NO ABSOLUTE KNOWLEDGE

 

Man can have a relative knowledge of God, but he cannot know or experience God personally.  He can come to the conclusion, through careful logical reasonings, that God would be the ultimate spiritual globe when all separate globes of pure spirit, from whichever part of the Universe, had converged towards one another in the future post-millennial Beyond, but he cannot know what it would actually be like to be a part of that ultimate globe himself - what the condition of supreme being would actually be like to the experiencing mind.  In fact, there would be no 'part' of God, because one great indivisible transcendence.  No man can get anywhere near fathoming exactly what the condition of such an ultimate globe of transcendent spirit would actually be like.  Man has but a small, relatively humble spirit which, in any case, is polluted by the flesh and dependent on the flesh for its survival.  He can only acquire, at the best of times, a vague intimation of what that supreme condition of being would actually be like.  Yet he has often mistaken his vague intimation for absolute knowledge of God in the past!  Such exaggerations were perhaps a form of compensation for his earthly shortcomings.

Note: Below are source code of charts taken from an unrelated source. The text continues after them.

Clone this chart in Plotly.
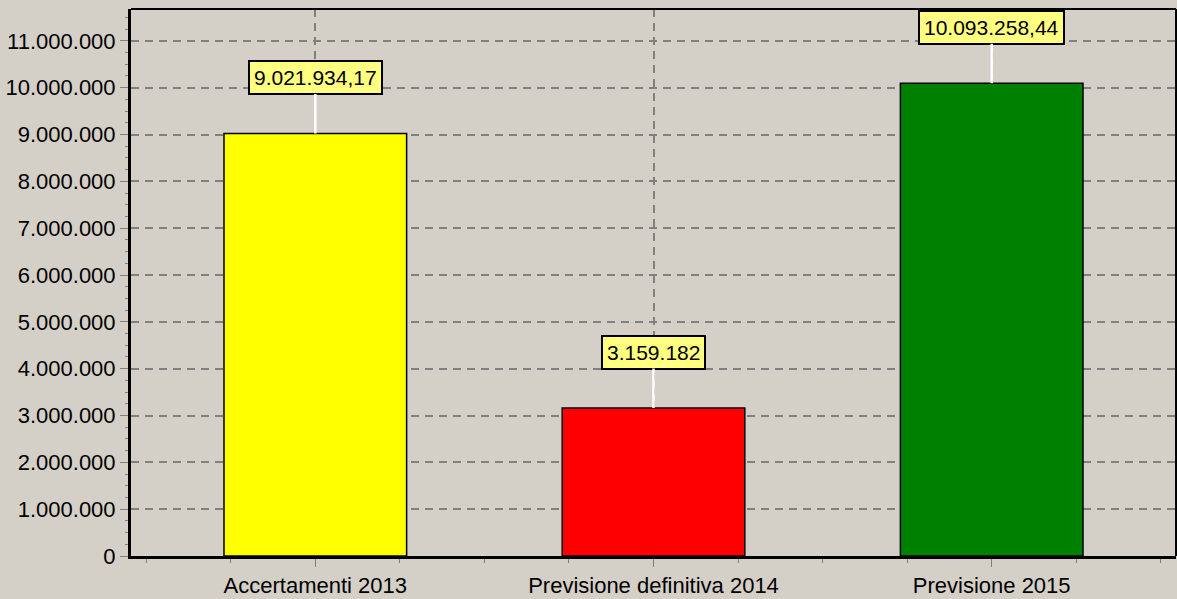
import plotly.graph_objects as go

categories = ["Accertamenti 2013", "Previsione definitiva 2014", "Previsione 2015"]
values = [9021934.17, 3159182, 10093258.44]
value_labels = ["9.021.934,17", "3.159.182", "10.093.258,44"]
bar_colors = ["#FFFF00", "#FF0000", "#008000"]
y_ticks = list(range(0, 12000000, 1000000))

x_pos = list(range(len(categories)))
FONT = "Liberation Sans, Arial, sans-serif"
BG = "#D4D0C8"

fig = go.Figure()
fig.add_trace(go.Bar(
    x=x_pos, y=values,
    marker=dict(color=bar_colors, line=dict(color="black", width=1.5)),
    width=0.54, hoverinfo="skip",
))

for xi, v, lab in zip(x_pos, values, value_labels):
    fig.add_annotation(
        x=xi, y=v, text=lab, showarrow=True, arrowhead=0, arrowwidth=2.5,
        arrowcolor="white", ax=0, ay=-56, standoff=0,
        bgcolor="#FFFF80", bordercolor="black", borderwidth=2, borderpad=4,
        font=dict(family=FONT, size=21, color="black"),
    )

fig.update_layout(
    width=1177, height=599,
    margin=dict(l=131, r=1, t=9, b=43),
    paper_bgcolor=BG, plot_bgcolor=BG,
    separators=",.",
    showlegend=False,
    font=dict(family=FONT, size=22, color="black"),
    xaxis=dict(
        range=[-0.545, 2.545],
        tickvals=x_pos, ticktext=categories,
        ticks="outside", ticklen=8, tickcolor="#808080", tickwidth=1,
        showline=True, linecolor="black", linewidth=3,
        showgrid=True, gridcolor="#808080", griddash="8px,6px", gridwidth=1.5,
        minor=dict(dtick=0.25, tick0=-0.5, ticks="outside", ticklen=4, tickcolor="#808080", showgrid=False),
        zeroline=False, fixedrange=True,
    ),
    yaxis=dict(
        range=[0, 11680000],
        tickvals=y_ticks, tickformat=",d",
        ticks="outside", ticklen=8, tickcolor="#808080", tickwidth=1,
        showline=True, linecolor="black", linewidth=3,
        showgrid=True, gridcolor="#808080", griddash="8px,6px", gridwidth=1.5,
        minor=dict(dtick=250000, ticks="outside", ticklen=3, tickcolor="#808080", showgrid=False),
        zeroline=False, fixedrange=True,
    ),
    shapes=[
        dict(type="line", xref="paper", yref="paper", x0=0, x1=1, y0=1, y1=1,
             line=dict(color="black", width=2)),
        dict(type="line", xref="paper", yref="paper", x0=1, x1=1, y0=0, y1=1,
             line=dict(color="black", width=2)),
    ],
)

fig.write_html("out.html", config={"displayModeBar": False},
               post_script="document.body.style.margin='0';document.body.style.overflow='hidden';")
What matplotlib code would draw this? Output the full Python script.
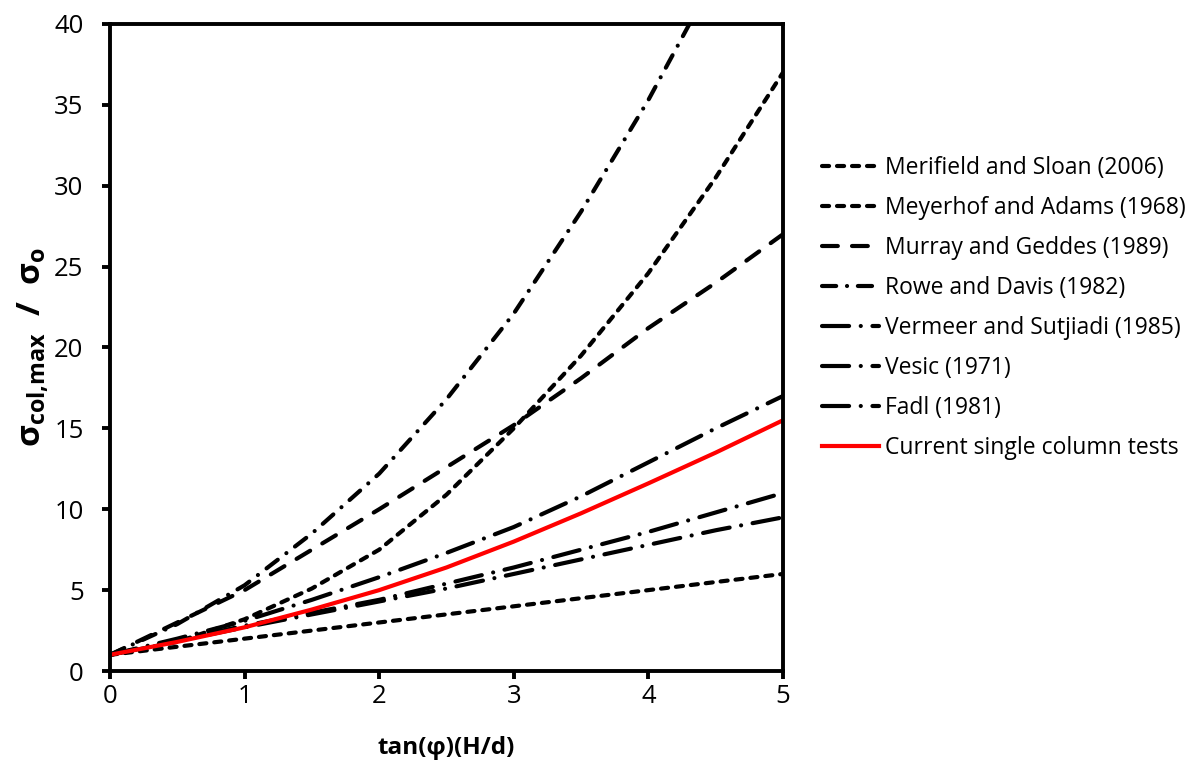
import numpy as np
import matplotlib.pyplot as plt

# x = tan(phi)(H/d)
x = [0, 0.5, 1, 1.5, 2, 2.5, 3, 3.5, 4, 4.5, 5]

merifield = [1, 1.5, 2, 2.5, 3, 3.5, 4, 4.5, 5, 5.5, 6]
meyerhof = [1, 1.8, 3.2, 5.1, 7.5, 10.9, 15.0, 19.5, 24.6, 30.5, 37.0]
murray = [1, 3.0, 5.0, 7.5, 10.0, 12.6, 15.2, 18.1, 21.2, 24.0, 27.0]
rowe = [1, 2.9, 5.3, 8.5, 12.2, 16.8, 22.1, 28.4, 35.3, 43.0, 51.5]
vermeer = [1, 2.0, 3.1, 4.4, 5.8, 7.3, 8.9, 10.8, 12.9, 15.0, 17.0]
vesic = [1, 1.9, 2.8, 3.6, 4.4, 5.4, 6.4, 7.5, 8.6, 9.8, 11.0]
fadl = [1, 1.85, 2.7, 3.5, 4.3, 5.1, 6.0, 6.9, 7.8, 8.7, 9.5]
current = [1, 1.8, 2.7, 3.8, 5.0, 6.4, 8.0, 9.75, 11.6, 13.5, 15.5]

plt.rcParams['font.family'] = ['Open Sans', 'DejaVu Sans']
plt.rcParams['mathtext.fontset'] = 'custom'
plt.rcParams['mathtext.bf'] = 'Open Sans:bold'
plt.rcParams['mathtext.rm'] = 'Open Sans:bold'
plt.rcParams['mathtext.default'] = 'bf'

fig = plt.figure(figsize=(11.93, 7.68), dpi=100)
ax = fig.add_axes([0.0922, 0.1263, 0.5641, 0.8425])

lw = 3.0
series = [
    (merifield, 'Merifield and Sloan (2006)', (1.7, 1.9)),
    (meyerhof, 'Meyerhof and Adams (1968)', (1.7, 1.9)),
    (murray, 'Murray and Geddes (1989)', (3.8, 3.4)),
    (rowe, 'Rowe and Davis (1982)', (3.4, 2.6, 0.01, 2.6)),
    (vermeer, 'Vermeer and Sutjiadi (1985)', (6.5, 2.8, 0.01, 2.8)),
    (vesic, 'Vesic (1971)', (6.5, 2.8, 0.01, 2.8)),
    (fadl, 'Fadl (1981)', (6.5, 2.8, 0.01, 2.8)),
]
for ys, lab, dash in series:
    ax.plot(x, ys, color='black', lw=lw, dashes=dash, dash_capstyle='round',
            label=lab)
ax.plot(x, current, color='#ff0000', lw=lw, label='Current single column tests')

ax.set_xlim(0, 5)
ax.set_ylim(0, 40)
ax.set_xticks(range(0, 6))
ax.set_yticks(range(0, 41, 5))
ax.tick_params(direction='out', length=6, width=2.8, labelsize=18.5)
ax.tick_params(axis='y', pad=13)
ax.tick_params(axis='x', pad=3)
for s in ax.spines.values():
    s.set_linewidth(2.8)

ax.set_xlabel('tan(φ)(H/d)', fontsize=17.5, fontweight='bold', labelpad=20)
ax.set_ylabel(r'σ$_{col{,}max}$  /  σ$_{o}$', fontsize=24, fontweight='bold',
              labelpad=2)

ax.legend(loc='center left', bbox_to_anchor=(0.689, 0.599),
          bbox_transform=fig.transFigure, frameon=False, borderpad=0,
          borderaxespad=0, fontsize=16.5, handlelength=2.5,
          handletextpad=0.25, labelspacing=0.70)

fig.savefig('out.png', dpi=100)
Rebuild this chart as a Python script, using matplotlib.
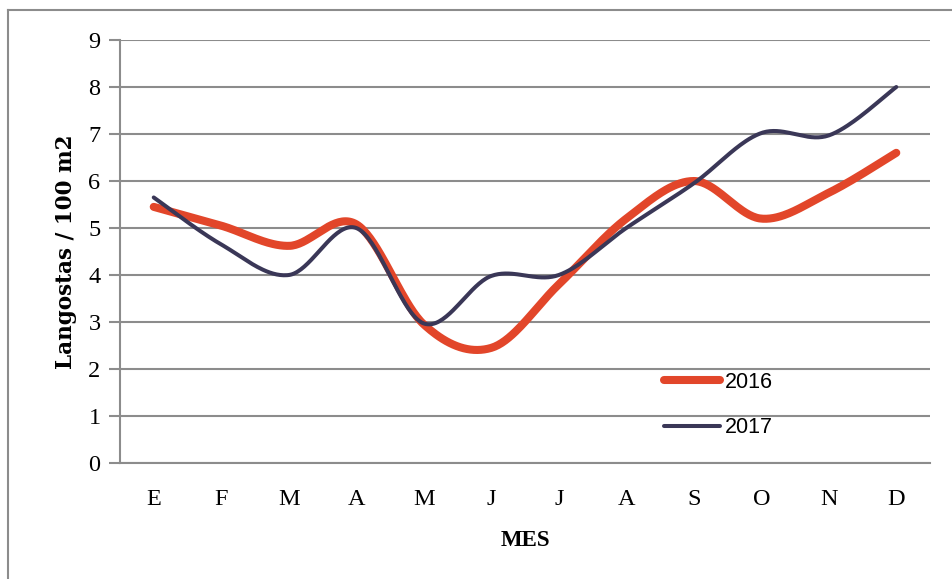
import matplotlib
matplotlib.use("Agg")
import matplotlib.pyplot as plt
from matplotlib.lines import Line2D
import numpy as np

# datos
meses = ["E", "F", "M", "A", "M", "J", "J", "A", "S", "O", "N", "D"]
d2016 = [5.45, 5.05, 4.62, 5.08, 2.95, 2.45, 3.8, 5.2, 6.0, 5.2, 5.75, 6.6]
d2017 = [5.65, 4.65, 4.0, 5.0, 2.97, 3.98, 4.0, 5.0, 5.95, 7.02, 6.97, 8.0]

C2016 = "#E2462A"
C2017 = "#3A3757"
GRID = "#8C8C8C"


def suavizar(ys, n=40):
    """Curva tipo 'linea suavizada' de Excel (Bezier con tangentes Catmull-Rom)."""
    xs = np.arange(len(ys), dtype=float)
    ys = np.asarray(ys, dtype=float)
    pts = np.column_stack([xs, ys])
    ext = np.vstack([pts[0], pts, pts[-1]])
    out = []
    t = np.linspace(0, 1, n)[:, None]
    for i in range(len(pts) - 1):
        p0, p3 = ext[i + 1], ext[i + 2]
        p1 = p0 + (ext[i + 2] - ext[i]) / 6.0
        p2 = p3 - (ext[i + 3] - ext[i + 1]) / 6.0
        seg = ((1 - t) ** 3) * p0 + 3 * ((1 - t) ** 2) * t * p1 \
            + 3 * (1 - t) * t ** 2 * p2 + t ** 3 * p3
        out.append(seg if i == 0 else seg[1:])
    seg = np.vstack(out)
    return seg[:, 0], seg[:, 1]


fig = plt.figure(figsize=(9.53, 5.79), dpi=100)
ax = fig.add_axes([0.1259, 0.2003, 0.85, 0.7306])

x16, y16 = suavizar(d2016)
x17, y17 = suavizar(d2017)
ax.plot(x16, y16, color=C2016, lw=5.8, solid_capstyle="round", label="2016",
        zorder=3)
ax.plot(x17, y17, color=C2017, lw=2.9, solid_capstyle="round", label="2017",
        zorder=4)

ax.set_xlim(-0.5, len(meses) - 0.5)
ax.set_ylim(0, 9)
ax.set_yticks(range(0, 10))
ax.set_xticks(range(len(meses)))
ax.set_xticklabels(meses)
ax.yaxis.grid(True, color=GRID, lw=1.5)
ax.set_axisbelow(True)

serif = ["Liberation Serif", "DejaVu Serif"]
for lab in ax.get_xticklabels() + ax.get_yticklabels():
    lab.set_family(serif)
    lab.set_fontsize(17.5)
ax.tick_params(axis="x", length=0, pad=19)
ax.tick_params(axis="y", length=8, width=1.5, color=GRID, pad=6)

for s in ["top", "right"]:
    ax.spines[s].set_visible(False)
for s in ["left", "bottom"]:
    ax.spines[s].set_color(GRID)
    ax.spines[s].set_linewidth(1.5)

ax.set_xlabel("MES", family=serif, fontsize=16.5, fontweight="bold", labelpad=14)
ax.set_ylabel("Langostas / 100 m2", family="DejaVu Serif", fontsize=15.5,
              fontweight="bold", labelpad=8)

ax.legend(loc="upper left", bbox_to_anchor=(0.648, 0.262), frameon=False,
          prop={"family": ["Liberation Sans", "DejaVu Sans"], "size": 15.5},
          handlelength=2.6, handletextpad=0.2, labelspacing=1.15)

# marco exterior del grafico
fig.add_artist(Line2D([8 / 953, 8 / 953], [0, 1 - 10 / 579],
                      transform=fig.transFigure, color=GRID, lw=1.5))
fig.add_artist(Line2D([8 / 953, 1], [1 - 10 / 579, 1 - 10 / 579],
                      transform=fig.transFigure, color=GRID, lw=1.5))

fig.savefig("out.png", dpi=100)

     Relative knowledge of God takes the form of logical reasonings concerning the outcome of evolution, and should not be confused with those vague intimations of supreme being which saints and other fortunate human beings have occasionally experienced in the past.  Such intimations appertain to a stronger influx of human spirit upon a person, and are at a considerable remove from what God would literally be like in the post-millennial Beyond.  The experience of infused contemplation would not have led the recipient to apperceive God, but, on the contrary, to apperceive his own quota of spirit more clearly and intensely than would ordinarily have been the case.  One might define this experience as an indirect, rather partial glimpse of Heaven.

     Is it possible, I wonder, that Spiritual Globes already exist in the heavenly Beyond?  Relative knowledge of God, based on cogent reasoning, should enable one to answer this question affirmatively.  Yes, I believe that such globes could exist in the heavenly Beyond, which is to say in space considered as a setting for a more advanced absolute than the stars.... Though their existence there would not constitute God but globes of pure spirit en route, as it were, to the possibility of an ultimate Spiritual Globe, which could only come to pass with the fusion, following convergence, of all such globes into ultimate unity, the unity of what Teilhard de Chardin calls the Omega Point.  Since we haven't got anywhere near transcendence yet, we can be confident that an ultimate Spiritual Globe, comprised of all spiritual contributions throughout the Universe, doesn't exist.

     Nevertheless we would be mistaken, I believe, to assume that such individual globes of transcendent spirit as may exist there, by dint of the possible spiritual contributions made by more advanced planets than our own elsewhere in the Universe, exert no beneficial influence upon ourselves.  There is no reason why those nearest to us, which may yet be millions of miles away, shouldn't to some extent draw our spirit slightly towards them.  For if they attract and converge towards one another in the heavenly Beyond, they must surely have some tangential attractive influence on what is best in us - namely our spirit.  This proposition doesn't, however, discount the part played by human struggle in the evolutionary journey.  A pulling teleological argument would not have much credence on its own.   We must bear in mind the pushing evolutionary one as well, though we may be excused, in this day and age, for turning against astrological determinism, which is really the opposite of teleological freedom.